Export subsidies are presumed under the WTO Agreement to cause negative trade
effects. Therefore, to analyze whether the exemption from import duties on goods
entering FTZs is consistent with Art. 3.1(a) of the SCM Agreement, it is sufficient to
determine whether this exemption falls within the definition of "export subsidies" as
included in the SCM Agreement which applies to trade in goods only. There is no
need to prove adverse effects on other members since the damage, in a case where
recourse to a prohibited subsidy is being made, is not the trade effects caused, but
rather the act of subsidization itself.2
Export Subsidies in Light of WTO Law and Jurisprudence
An "export subsidy" is a species of the genus "subsidy." So, it is necessary examine
whether the import duties exemption referred to are subsidies.
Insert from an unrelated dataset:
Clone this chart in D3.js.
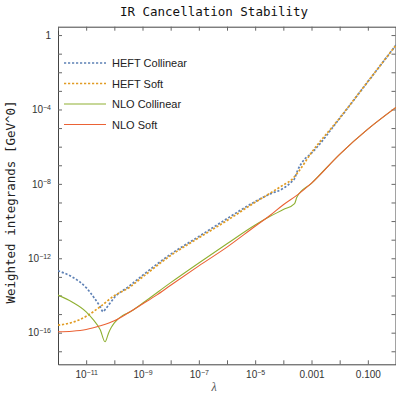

Under the law of the
WTO, the terms subsidy and prohibited export subsidies have precise technical
meanings. A subsidy is a measure that falls within the provisions of Arts. 1 and 2 of
the SCM Agreement. According to these articles, a subsidy is a (i) financial
contribution or any form of income or price (ii) by a government or a public body (iii)
that confers a benefit (iv) to a specific recipient. Four elements of characterization can
therefore be outlined; each should be examined with respect to the exemptions from
import duties in FTZs.
2 See Mitsuo Matsushita, Thomas J. Schoenbaum, and Petros C. Mavroidis supra note 25, at 369.